(lines wrapped for readability)
In the last episode (May 20), Roberto Slepetys Ferreira said:
> I am working with a big indexing system, that will index almost 10
> years of a newspaper, about 300 articles/day, about 4 Kb (350 words)
> each : 10*365*300 texts = 1.095.000 of articles (about 4,3 Gb of
> It's my first use of the Full Text Search of MySQL, and I am having
> some problems:
> 1st) I like to acess the Dictionary Table directly, to retrieve all
> the world that was indexed. This will be used to construct the front
> end, allowing the user only to make a search based on world that
> really exists in the dictionary table.
If you build from source, there's a debugging program called ft_dump
that gets built in the myisam/ directory. It can dump the wordlist,
plus per-word stats if you want them.
> 2nd) I like to limit the grown of the dictionary to words from 4
> letters to 25 letters.
Set ft_min_word_len=4 and ft_max_word_len=25 before building the index.
> 3rd) How I can grown the search speed ? The primary search is allways
> COUNT(*) of ocorrences of some word in the text table.

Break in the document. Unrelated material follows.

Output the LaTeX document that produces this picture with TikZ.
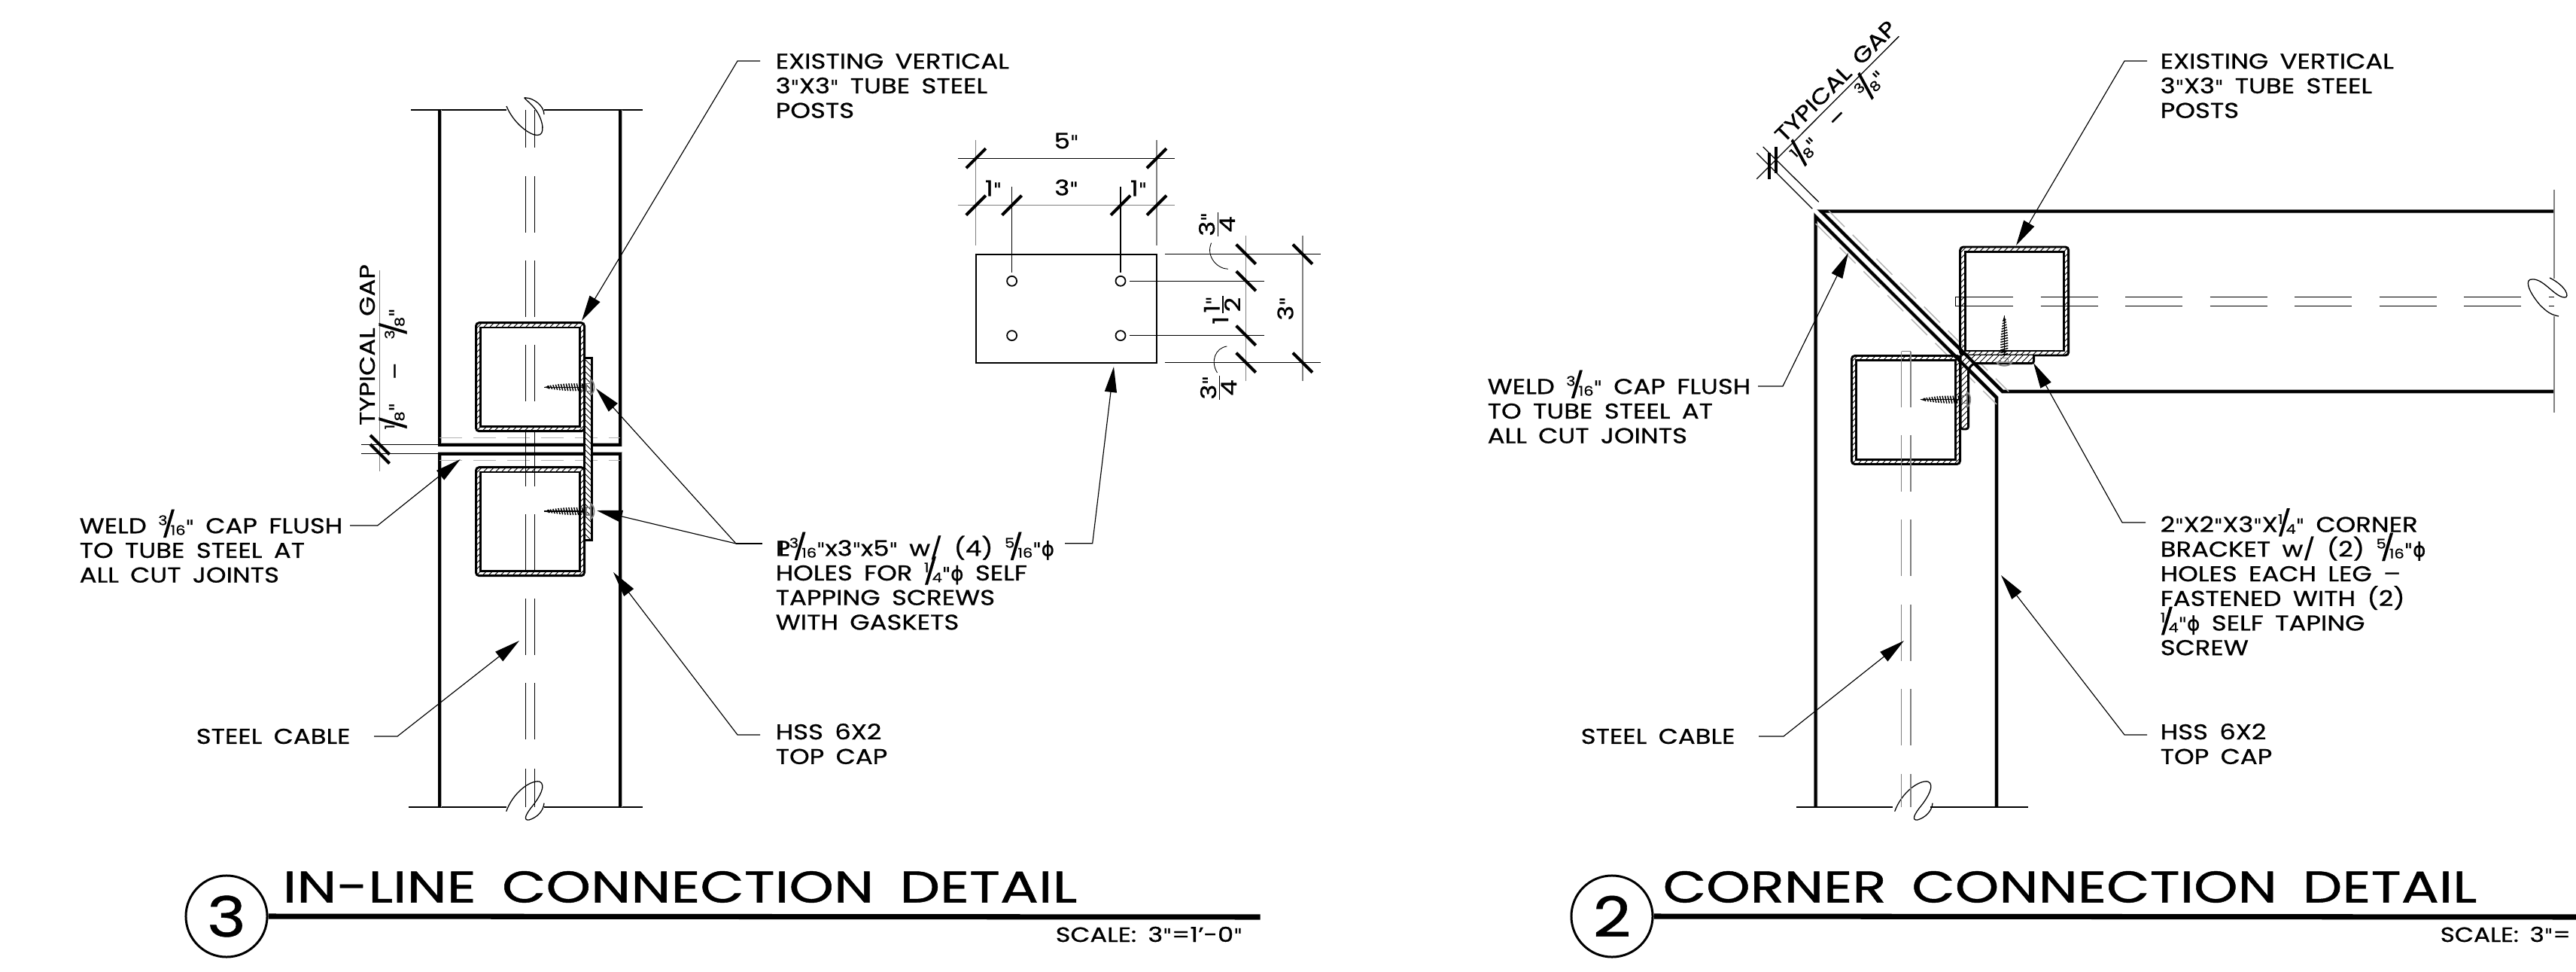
\documentclass[tikz,border=0pt]{standalone}
\usepackage{fontspec}
\usetikzlibrary{arrows.meta}
\setmainfont[WordSpace=1.7,FakeStretch=1.19,FakeBold=0.8]{Poppins}
\newfontfamily\symfont[FakeBold=0.8]{DejaVu Sans}
\newcommand\cadtxt{\fontsize{8.1}{9.3}\selectfont}
\newcommand\inch{{\symfont\fontsize{7}{9}\selectfont"}}
\newcommand\fr[2]{\smash{\raisebox{.38em}{\fontsize{5}{5}\selectfont #1}\kern-.26em{\fontsize{9.5}{9.5}\selectfont/}\kern-.26em\raisebox{-.08em}{\fontsize{5}{5}\selectfont #2}}}
\newcommand\phisym{{\symfont\fontsize{7.5}{9}\selectfont ϕ}}
\newcommand\plsym{\rlap{P}\kern.12em L}
\newcommand\stk[2]{$\frac{\hbox{\cadtxt #1}}{\hbox{\cadtxt #2}}$}
\tikzset{
  thk/.style={line width=1.14pt,line cap=butt,preaction={draw=gray!60,line width=1.45pt}},
  tb/.style={line width=0.85pt},
  thn/.style={line width=0.36pt},
  hat/.style={line width=0.25pt},
  tick/.style={line width=1.15pt},
  gaydash/.style={line width=0.4pt,draw=gray!60,dash pattern=on 8.5pt off 4.27pt},
  leader/.style={line width=0.33pt},
  arr/.style={leader,-{Triangle[length=0.34cm,width=0.16cm]}},
  lbl/.style={anchor=west,inner sep=0pt,align=left,font=\cadtxt},
  dim/.style={inner sep=0pt,font=\cadtxt},
  titletext/.style={anchor=west,inner sep=0pt,font=\fontsize{16.7}{18}\selectfont},
  scaletext/.style={anchor=west,inner sep=0pt,font=\fontsize{7.8}{9}\selectfont},
  numcirc/.style={circle,draw,line width=.85pt,minimum size=1.08cm,inner sep=0pt,font=\fontsize{21}{24}\selectfont},
  bar/.style={line width=2pt}
}
\newcommand\tube[2]{%
  \begin{scope}[shift={(#1,#2)}]
    \begin{scope}
      \clip[rounded corners=1.2pt] (0,0) rectangle (144,144);
      \foreach \k in {-150,-142,...,150} {\draw[hat] (\k+150,0) -- (\k,150);}
      \fill[white] (6.3,6.3) rectangle (138,138);
    \end{scope}
    \draw[tb,rounded corners=1.2pt] (0,0) rectangle (144,144);
    \draw[tb] (6.3,6.3) rectangle (138,138);
  \end{scope}}
\newcommand\screw[3]{%
  \begin{scope}[shift={(#1,#2)},rotate=#3]
    \draw[line width=.45pt] (0,0) -- (54,0);
    \fill (0,0) -- (7,-2) -- (7,2) -- cycle;
    \foreach \i/\h in {0/2,1/2.5,2/3,3/3.5,4/4,5/4.3,6/4.6,7/4.8,8/5,9/5,10/5,11/5,12/5,13/5} {
      \draw[line width=.42pt] (6+\i*3.5-1.2,-\h) -- (6+\i*3.5+1.2,\h);}
    \draw[line width=.3pt,gray] (56,-5) rectangle (62,5);
    \draw[line width=.5pt,gray] (62,-10) .. controls (68,-7) and (68,7) .. (62,10) -- cycle;
  \end{scope}}
\begin{document}
\begin{tikzpicture}[x=0.01cm,y=-0.01cm]
\useasboundingbox (0,0) rectangle (3423,1291);

% ---------- left detail : posts ----------
\draw[thn] (546,146) -- (673,146);
\draw[thn] (723,146) -- (854,146);
\draw[thn] (543,1072) -- (673,1072);
\draw[thn] (723,1072) -- (854,1072);
\draw[thk] (584.3,146) -- (584.3,590.7) -- (824.3,590.7) -- (824.3,146);
\draw[thk] (584.3,1072) -- (584.3,602.7) -- (824.3,602.7) -- (824.3,1072);
\draw[gaydash] (584,581.7) -- (824,581.7);
\draw[gaydash] (584,611.7) -- (824,611.7);
\draw[thn] (480,590.7) -- (584,590.7);
\draw[thn] (480,602.7) -- (584,602.7);
\draw[thn,gray] (504.7,359) -- (504.7,626);
\draw[tick] (492,578) -- (517.5,603.5);
\draw[tick] (492,590) -- (517.5,615.5);

% break lines
\draw[thn] (673,141) .. controls (683,165) and (705,180) .. (714,179.5)
  .. controls (725,180) and (722,160) .. (712,146) .. controls (705,136) and (692,128) .. (699,130)
  .. controls (708,130) and (723,140) .. (723,152);
\draw[thn] (672.7,1077.7) .. controls (682,1052) and (705,1036) .. (716.7,1038)
  .. controls (727,1042) and (716,1060) .. (708,1070) .. controls (698,1082) and (695,1090) .. (703,1089)
  .. controls (713,1086) and (722,1078) .. (723,1066.7);

% tubes
\tube{632.5}{428.7}
\tube{632.5}{620.7}

% cable
\foreach \a/\b in {146/196,234/309,346/421,458/533,571/646,683/758,795/870,907/982,1020.5/1072} {
  \draw[thn] (698.3,\a) -- (698.3,\b);
  \draw[thn] (710.3,\a) -- (710.3,\b);
}

% plate on the posts
\begin{scope}
  \clip (776,475.7) rectangle (786.7,717.7);
  \fill[white] (776,475.7) rectangle (786.7,717.7);
  \foreach \k in {470,478,...,720} {\draw[hat] (770,\k) -- (795,\k+25);}
\end{scope}
\draw[tb] (776,475.7) rectangle (786.7,717.7);
\screw{723}{514.3}{0}
\screw{723}{679}{0}

% ---------- left detail : plate view ----------
\draw[line width=.65pt] (1296.8,337.7) rectangle (1537,481.7);
\foreach \hx/\hy in {1344.6/373.3,1489/373.3,1344.6/445.7,1489/445.7} {
  \draw[line width=.5pt] (\hx,\hy) circle[radius=6.5];
}
\draw[thn] (1272.9,210.3) -- (1561.4,210.3);
\draw[thn,gray] (1272.9,272.7) -- (1561.4,272.7);
\draw[thn,gray] (1296.8,186) -- (1296.8,325.7);
\draw[thn,gray] (1537,186) -- (1537,325.7);
\draw[thn] (1344.6,248.3) -- (1344.6,361.7);
\draw[thn] (1489,248.3) -- (1489,361.7);
\foreach \tx/\ty in {1296.8/210.3,1537/210.3,1296.8/272.7,1344.6/272.7,1489/272.7,1537/272.7} {
  \draw[tick] (\tx-13,\ty+13) -- (\tx+13,\ty-13);
}
\draw[thn,gray] (1655.7,313.3) -- (1655.7,505.7);
\draw[thn,gray] (1731,313.3) -- (1731,505.7);
\draw[thn] (1547.9,337.7) -- (1755.4,337.7);
\draw[thn] (1547.9,481.7) -- (1755.4,481.7);
\draw[thn] (1500.7,373.3) -- (1680,373.3);
\draw[thn] (1500.7,445.7) -- (1680,445.7);
\foreach \tx/\ty in {1655.7/337.7,1655.7/373.3,1655.7/445.7,1655.7/481.7,1731/337.7,1731/481.7} {
  \draw[tick] (\tx-13,\ty-13) -- (\tx+13,\ty+13);
}
\draw[line width=.25pt] (1609.6,322.7) .. controls (1602,340) and (1617,357) .. (1631.8,357.3);
\draw[line width=.25pt] (1630.4,460) .. controls (1615,462) and (1608,480) .. (1617.5,495);

\node[dim] (d5a) at (1417,187) {5\inch};
\node[dim] (d3a) at (1417,249) {3\inch};
\node[dim] (d1a) at (1320,250) {1\inch};
\node[dim] (d1b) at (1513,250) {1\inch};
\node[dim,rotate=90] (d34a) at (1617,298) {\stk{3\inch}{4}};
\node[dim,rotate=90] (d112) at (1624,410) {1\stk{1\inch}{2}};
\node[dim,rotate=90] (d3b) at (1708,410) {3\inch};
\node[dim,rotate=90] (d34b) at (1619,515) {\stk{3\inch}{4}};

% gap labels left
\node[dim,rotate=90] (gapL) at (488,458) {TYPICAL GAP};
\node[dim,rotate=90] (gapLb) at (526,490) {\fr{1}{8}\inch\ \ --\ \ \fr{3}{8}\inch};

% ---------- right detail ----------
\draw[thk] (3394,280.7) -- (2420,280.7) -- (2661,520) -- (3394,520);
\draw[thk] (2412.7,1072) -- (2412.7,288) -- (2653,528) -- (2653,1072);
\draw[thn] (2387,1072) -- (2695,1072);
\draw[thn,gray] (3394,252) -- (3394,370);
\draw[thn,gray] (3394,420) -- (3394,548);
\draw[gaydash] (2430,280) -- (2669,520);
\draw[gaydash] (2412.7,297) -- (2653,537);
\draw[thn] (2416.7,268.3) -- (2342.7,195);
\draw[thn] (2408.3,277.3) -- (2334.3,203.3);
\draw[thn] (2334.3,237.7) -- (2523.3,48.3);
\draw[tick] (2351.3,203) -- (2351.3,238);
\draw[tick] (2359.7,195) -- (2359.7,230);
\node[dim,rotate=45] (gapR) at (2439,108) {TYPICAL GAP};
\node[dim,rotate=45] (gapRb) at (2444,155) {\fr{1}{8}\inch\ \ --\ \ \fr{3}{8}\inch};

% break lines right
\fill[white] (2515,1060) rectangle (2565,1085);
\draw[thn] (2517.7,1077.7) .. controls (2527,1052) and (2550,1036) .. (2561.7,1038)
  .. controls (2572,1042) and (2561,1060) .. (2553,1070) .. controls (2543,1082) and (2540,1090) .. (2548,1089)
  .. controls (2558,1086) and (2567,1078) .. (2568,1066.7);
\draw[thn] (3388,369) .. controls (3410,380) and (3415,395) .. (3408,395)
  .. controls (3395,395) and (3380,370) .. (3365,371) .. controls (3355,370) and (3358,385) .. (3375,405)
  .. controls (3385,415) and (3390,418) .. (3400,420);

\tube{2604.7}{328}
\tube{2460.5}{472.5}

% cables
\foreach \a/\b in {466.7/540.7,577.7/653,690/765,803/878,915/990,1028/1072} {
  \draw[thn,gray] (2526.7,\a) -- (2526.7,\b);
  \draw[thn,gray] (2539,\a) -- (2539,\b);
}
\draw[thn,gray] (2526.7,466.7) -- (2539,466.7);
\foreach \a/\b in {2598.3/2675,2711.7/2787.7,2824/2900,2936.5/3012.5,3049/3125,3161.5/3237.7,3274/3350,3386.5/3394} {
  \draw[thn] (\a,394.3) -- (\b,394.3);
  \draw[thn] (\a,406.3) -- (\b,406.3);
}
\draw[thn] (2598.3,394.3) -- (2598.3,406.3);

% bracket
\begin{scope}
  \clip (2702.7,472) -- (2702.7,482.7) -- (2622,482.7) -- (2615.7,490) -- (2615.7,570) -- (2605,570) -- (2605,472) -- cycle;
  \fill[white] (2600,470) rectangle (2710,575);
  \foreach \k in {2480,2488,...,2800} {\draw[hat] (\k,600) -- (\k+130,470);}
\end{scope}
\draw[tb,rounded corners=1pt] (2702.7,472) -- (2702.7,482.7) -- (2622,482.7) -- (2615.7,490) -- (2615.7,570) -- (2605,570) -- (2605,472);
\draw[line width=1.14pt] (2590,449) -- (2661,520);
\draw[line width=1.14pt] (2590,465) -- (2653,528);
\screw{2551.7}{530.7}{0}
\screw{2663.3}{419.3}{-90}

% ---------- leaders ----------
\coordinate (la1) at (1010,81); \coordinate (la2) at (980,81); \coordinate (la3) at (773,426);
\draw[arr] (la1) -- (la2) -- (la3);
\coordinate (lb1) at (465,698); \coordinate (lb2) at (501.7,698); \coordinate (lb3) at (611.7,610);
\draw[arr] (lb1) -- (lb2) -- (lb3);
\coordinate (lc1) at (497,978); \coordinate (lc2) at (528,978); \coordinate (lc3) at (690,851);
\draw[arr] (lc1) -- (lc2) -- (lc3);
\coordinate (ld1) at (1010,976); \coordinate (ld2) at (980,976); \coordinate (ld3) at (815,760);
\draw[arr] (ld1) -- (ld2) -- (ld3);
\coordinate (le1) at (1012.7,722); \coordinate (le2) at (978,722); \coordinate (le3) at (792,516); \coordinate (le4) at (793,678);
\draw[leader] (le1) -- (le2);
\draw[arr] (le2) -- (le3);
\draw[arr] (le2) -- (le4);
\coordinate (lf1) at (1415,721.7); \coordinate (lf2) at (1451.7,721.7); \coordinate (lf3) at (1480,487);
\draw[arr] (lf1) -- (lf2) -- (lf3);

\coordinate (ra1) at (2853,81); \coordinate (ra2) at (2823,81); \coordinate (ra3) at (2679,326);
\draw[arr] (ra1) -- (ra2) -- (ra3);
\coordinate (rb1) at (2336,513); \coordinate (rb2) at (2369,513); \coordinate (rb3) at (2456,336);
\draw[arr] (rb1) -- (rb2) -- (rb3);
\coordinate (rc1) at (2337,978); \coordinate (rc2) at (2370,978); \coordinate (rc3) at (2530,851);
\draw[arr] (rc1) -- (rc2) -- (rc3);
\coordinate (rd1) at (2853,976); \coordinate (rd2) at (2823,976); \coordinate (rd3) at (2659,764);
\draw[arr] (rd1) -- (rd2) -- (rd3);
\coordinate (re1) at (2851,694); \coordinate (re2) at (2820,694); \coordinate (re3) at (2702,482);
\draw[arr] (re1) -- (re2) -- (re3);

% ---------- texts ----------
\node[lbl] (t1) at (1030,114) {EXISTING VERTICAL\\3\inch X3\inch\ TUBE STEEL\\POSTS};
\node[lbl] (t2) at (105,731) {WELD \fr{3}{16}\inch\ CAP FLUSH\\TO TUBE STEEL AT\\ALL CUT JOINTS};
\node[lbl] (t3) at (260,978) {STEEL CABLE};
\node[lbl] (t4) at (1030,774) {\plsym\fr{3}{16}\inch x3\inch x5\inch\ w/ (4) \fr{5}{16}\inch\phisym\\HOLES FOR \fr{1}{4}\inch\phisym\ SELF\\TAPPING SCREWS\\WITH GASKETS};
\node[lbl] (t5) at (1030,988) {HSS 6X2\\TOP CAP};

\node[lbl] (r1) at (2870,114) {EXISTING VERTICAL\\3\inch X3\inch\ TUBE STEEL\\POSTS};
\node[lbl] (r2) at (1976,546) {WELD \fr{3}{16}\inch\ CAP FLUSH\\TO TUBE STEEL AT\\ALL CUT JOINTS};
\node[lbl] (r3) at (2100,978) {STEEL CABLE};
\node[lbl] (r4) at (2870,778) {2\inch X2\inch X3\inch X\fr{1}{4}\inch\ CORNER\\BRACKET w/ (2) \fr{5}{16}\inch\phisym\\HOLES EACH LEG --\\FASTENED WITH (2)\\\fr{1}{4}\inch\phisym\ SELF TAPING\\SCREW};
\node[lbl] (r5) at (2870,988) {HSS 6X2\\TOP CAP};

% ---------- titles ----------
\node[numcirc] (c3) at (301,1217) {3};
\coordinate (b3r) at (1674.5,1218);
\draw[bar] (c3.east) -- (b3r);
\node[titletext] (title3) at (375,1178) {\resizebox{10.55cm}{\height}{IN-LINE CONNECTION DETAIL}};
\node[scaletext] (scale3) at (1402,1241) {\resizebox{2.48cm}{\height}{SCALE: 3\inch =1'-0\inch}};

\node[numcirc] (c2) at (2142,1217) {2};
\coordinate (b2r) at (3423,1218);
\draw[bar] (c2.east) -- (b2r);
\node[titletext] (title2) at (2209,1178) {\resizebox{10.81cm}{\height}{CORNER CONNECTION DETAIL}};
\node[scaletext] (scale2) at (3242,1241) {SCALE: 3\inch =};
\end{tikzpicture}
\end{document}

> 4rd) I made some tests of performance, and I noted that the first
> search for a very large occurence (abour 1% of the data) takes 100
> times the secound iqual search, this smell to me a very sofisticated
> cache mechanism: How it works ? Could I have some information on that
> ? I could apprimorate it ?
I think what you're seeing is mysql retrieving the recordlist for each
word in your query. After the first query, the lists are cached in
mysql's key buffer, and the second query doesn't have to do any disk
I/O. Regular indexes do the same thing, but the effect is more
pronounced with fulltext indexes because an entry in a fulltext index
is much larger than a regular index's.